Print all of the lines exactly. Any picture among them stays out.

[begin Dataset section]

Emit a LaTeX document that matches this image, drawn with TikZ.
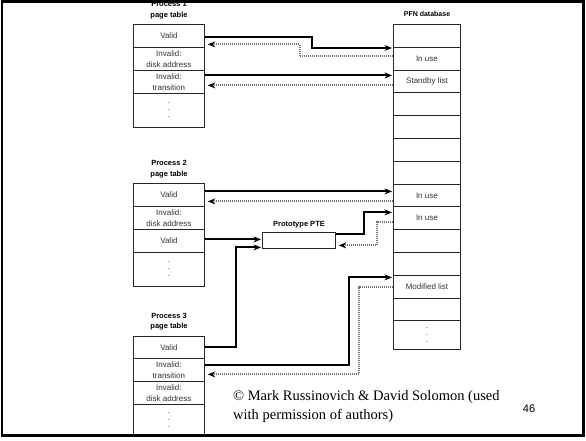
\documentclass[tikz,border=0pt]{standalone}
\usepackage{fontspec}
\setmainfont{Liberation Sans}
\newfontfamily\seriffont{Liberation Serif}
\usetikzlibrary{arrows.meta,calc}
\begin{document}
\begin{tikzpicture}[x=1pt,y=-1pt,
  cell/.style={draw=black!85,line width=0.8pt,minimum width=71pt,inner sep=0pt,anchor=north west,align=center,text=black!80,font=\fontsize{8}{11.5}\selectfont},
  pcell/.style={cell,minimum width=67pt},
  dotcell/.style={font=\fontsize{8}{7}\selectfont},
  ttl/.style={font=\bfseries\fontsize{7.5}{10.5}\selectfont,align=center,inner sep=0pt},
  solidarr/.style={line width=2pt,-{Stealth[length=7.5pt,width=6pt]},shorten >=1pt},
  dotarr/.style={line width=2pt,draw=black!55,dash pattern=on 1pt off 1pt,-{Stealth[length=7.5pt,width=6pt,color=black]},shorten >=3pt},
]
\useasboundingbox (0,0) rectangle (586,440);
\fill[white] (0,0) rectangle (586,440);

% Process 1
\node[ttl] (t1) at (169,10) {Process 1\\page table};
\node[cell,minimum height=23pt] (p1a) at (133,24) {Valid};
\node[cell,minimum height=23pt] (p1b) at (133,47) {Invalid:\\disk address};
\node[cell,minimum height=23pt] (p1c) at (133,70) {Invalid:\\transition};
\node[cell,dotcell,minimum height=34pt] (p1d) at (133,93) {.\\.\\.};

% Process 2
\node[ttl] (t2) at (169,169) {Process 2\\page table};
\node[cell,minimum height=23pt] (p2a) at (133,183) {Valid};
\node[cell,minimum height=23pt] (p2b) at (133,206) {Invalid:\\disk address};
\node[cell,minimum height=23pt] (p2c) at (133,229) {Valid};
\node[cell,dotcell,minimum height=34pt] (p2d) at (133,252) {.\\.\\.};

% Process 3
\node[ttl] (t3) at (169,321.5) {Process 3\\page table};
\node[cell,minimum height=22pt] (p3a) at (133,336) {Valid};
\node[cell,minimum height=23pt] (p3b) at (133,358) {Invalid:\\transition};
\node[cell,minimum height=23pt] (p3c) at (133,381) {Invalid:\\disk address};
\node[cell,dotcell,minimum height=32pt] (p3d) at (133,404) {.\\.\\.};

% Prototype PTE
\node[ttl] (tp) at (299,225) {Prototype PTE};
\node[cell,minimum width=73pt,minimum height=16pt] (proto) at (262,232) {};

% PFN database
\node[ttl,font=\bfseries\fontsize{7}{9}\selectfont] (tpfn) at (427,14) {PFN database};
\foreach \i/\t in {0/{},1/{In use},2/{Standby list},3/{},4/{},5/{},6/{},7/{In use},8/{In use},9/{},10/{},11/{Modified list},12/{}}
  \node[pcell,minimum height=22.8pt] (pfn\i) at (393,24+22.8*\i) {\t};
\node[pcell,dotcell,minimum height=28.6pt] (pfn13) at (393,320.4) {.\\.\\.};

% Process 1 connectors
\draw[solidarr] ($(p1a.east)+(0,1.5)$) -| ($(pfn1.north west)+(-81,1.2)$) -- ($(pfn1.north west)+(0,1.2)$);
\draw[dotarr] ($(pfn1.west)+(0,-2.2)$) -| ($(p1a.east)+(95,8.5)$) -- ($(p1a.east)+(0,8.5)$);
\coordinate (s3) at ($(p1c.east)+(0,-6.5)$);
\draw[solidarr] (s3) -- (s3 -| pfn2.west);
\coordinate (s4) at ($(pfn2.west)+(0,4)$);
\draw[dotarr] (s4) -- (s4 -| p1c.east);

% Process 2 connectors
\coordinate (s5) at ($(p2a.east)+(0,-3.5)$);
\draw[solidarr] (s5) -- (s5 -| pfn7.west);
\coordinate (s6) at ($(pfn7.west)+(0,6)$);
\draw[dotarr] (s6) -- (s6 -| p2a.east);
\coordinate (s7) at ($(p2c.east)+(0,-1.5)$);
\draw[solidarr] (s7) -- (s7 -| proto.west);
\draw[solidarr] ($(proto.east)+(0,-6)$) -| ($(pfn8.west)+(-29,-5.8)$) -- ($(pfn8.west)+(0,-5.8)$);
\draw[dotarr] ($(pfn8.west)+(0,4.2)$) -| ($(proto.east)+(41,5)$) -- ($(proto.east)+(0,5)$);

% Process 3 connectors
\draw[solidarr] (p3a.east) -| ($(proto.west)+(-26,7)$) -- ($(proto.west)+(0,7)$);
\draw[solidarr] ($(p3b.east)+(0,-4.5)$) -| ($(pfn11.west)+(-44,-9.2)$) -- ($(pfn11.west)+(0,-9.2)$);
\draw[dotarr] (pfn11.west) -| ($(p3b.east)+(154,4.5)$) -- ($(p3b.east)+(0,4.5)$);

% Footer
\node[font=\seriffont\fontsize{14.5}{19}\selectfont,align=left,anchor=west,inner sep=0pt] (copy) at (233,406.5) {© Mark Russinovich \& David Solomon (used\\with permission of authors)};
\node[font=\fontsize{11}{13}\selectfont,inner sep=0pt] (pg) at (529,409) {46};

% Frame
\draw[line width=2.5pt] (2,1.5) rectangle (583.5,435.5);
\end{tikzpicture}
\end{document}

[end Dataset section]

- **Answer to this problem**:
Emit a LaTeX document that matches this image, drawn with TikZ.
\documentclass[tikz,border=0pt]{standalone}
\usepackage{fontspec}
\setmainfont{Liberation Sans}
\newfontfamily\seriffont{Liberation Serif}
\usetikzlibrary{arrows.meta,calc}
\begin{document}
\begin{tikzpicture}[x=1pt,y=-1pt,
  cell/.style={draw=black!85,line width=0.8pt,minimum width=71pt,inner sep=0pt,anchor=north west,align=center,text=black!80,font=\fontsize{8}{11.5}\selectfont},
  pcell/.style={cell,minimum width=67pt},
  dotcell/.style={font=\fontsize{8}{7}\selectfont},
  ttl/.style={font=\bfseries\fontsize{7.5}{10.5}\selectfont,align=center,inner sep=0pt},
  solidarr/.style={line width=2pt,-{Stealth[length=7.5pt,width=6pt]},shorten >=1pt},
  dotarr/.style={line width=2pt,draw=black!55,dash pattern=on 1pt off 1pt,-{Stealth[length=7.5pt,width=6pt,color=black]},shorten >=3pt},
]
\useasboundingbox (0,0) rectangle (586,440);
\fill[white] (0,0) rectangle (586,440);

% Process 1
\node[ttl] (t1) at (169,10) {Process 1\\page table};
\node[cell,minimum height=23pt] (p1a) at (133,24) {Valid};
\node[cell,minimum height=23pt] (p1b) at (133,47) {Invalid:\\disk address};
\node[cell,minimum height=23pt] (p1c) at (133,70) {Invalid:\\transition};
\node[cell,dotcell,minimum height=34pt] (p1d) at (133,93) {.\\.\\.};

% Process 2
\node[ttl] (t2) at (169,169) {Process 2\\page table};
\node[cell,minimum height=23pt] (p2a) at (133,183) {Valid};
\node[cell,minimum height=23pt] (p2b) at (133,206) {Invalid:\\disk address};
\node[cell,minimum height=23pt] (p2c) at (133,229) {Valid};
\node[cell,dotcell,minimum height=34pt] (p2d) at (133,252) {.\\.\\.};

% Process 3
\node[ttl] (t3) at (169,321.5) {Process 3\\page table};
\node[cell,minimum height=22pt] (p3a) at (133,336) {Valid};
\node[cell,minimum height=23pt] (p3b) at (133,358) {Invalid:\\transition};
\node[cell,minimum height=23pt] (p3c) at (133,381) {Invalid:\\disk address};
\node[cell,dotcell,minimum height=32pt] (p3d) at (133,404) {.\\.\\.};

% Prototype PTE
\node[ttl] (tp) at (299,225) {Prototype PTE};
\node[cell,minimum width=73pt,minimum height=16pt] (proto) at (262,232) {};

% PFN database
\node[ttl,font=\bfseries\fontsize{7}{9}\selectfont] (tpfn) at (427,14) {PFN database};
\foreach \i/\t in {0/{},1/{In use},2/{Standby list},3/{},4/{},5/{},6/{},7/{In use},8/{In use},9/{},10/{},11/{Modified list},12/{}}
  \node[pcell,minimum height=22.8pt] (pfn\i) at (393,24+22.8*\i) {\t};
\node[pcell,dotcell,minimum height=28.6pt] (pfn13) at (393,320.4) {.\\.\\.};

% Process 1 connectors
\draw[solidarr] ($(p1a.east)+(0,1.5)$) -| ($(pfn1.north west)+(-81,1.2)$) -- ($(pfn1.north west)+(0,1.2)$);
\draw[dotarr] ($(pfn1.west)+(0,-2.2)$) -| ($(p1a.east)+(95,8.5)$) -- ($(p1a.east)+(0,8.5)$);
\coordinate (s3) at ($(p1c.east)+(0,-6.5)$);
\draw[solidarr] (s3) -- (s3 -| pfn2.west);
\coordinate (s4) at ($(pfn2.west)+(0,4)$);
\draw[dotarr] (s4) -- (s4 -| p1c.east);

% Process 2 connectors
\coordinate (s5) at ($(p2a.east)+(0,-3.5)$);
\draw[solidarr] (s5) -- (s5 -| pfn7.west);
\coordinate (s6) at ($(pfn7.west)+(0,6)$);
\draw[dotarr] (s6) -- (s6 -| p2a.east);
\coordinate (s7) at ($(p2c.east)+(0,-1.5)$);
\draw[solidarr] (s7) -- (s7 -| proto.west);
\draw[solidarr] ($(proto.east)+(0,-6)$) -| ($(pfn8.west)+(-29,-5.8)$) -- ($(pfn8.west)+(0,-5.8)$);
\draw[dotarr] ($(pfn8.west)+(0,4.2)$) -| ($(proto.east)+(41,5)$) -- ($(proto.east)+(0,5)$);

% Process 3 connectors
\draw[solidarr] (p3a.east) -| ($(proto.west)+(-26,7)$) -- ($(proto.west)+(0,7)$);
\draw[solidarr] ($(p3b.east)+(0,-4.5)$) -| ($(pfn11.west)+(-44,-9.2)$) -- ($(pfn11.west)+(0,-9.2)$);
\draw[dotarr] (pfn11.west) -| ($(p3b.east)+(154,4.5)$) -- ($(p3b.east)+(0,4.5)$);

% Footer
\node[font=\seriffont\fontsize{14.5}{19}\selectfont,align=left,anchor=west,inner sep=0pt] (copy) at (233,406.5) {© Mark Russinovich \& David Solomon (used\\with permission of authors)};
\node[font=\fontsize{11}{13}\selectfont,inner sep=0pt] (pg) at (529,409) {46};

% Frame
\draw[line width=2.5pt] (2,1.5) rectangle (583.5,435.5);
\end{tikzpicture}
\end{document}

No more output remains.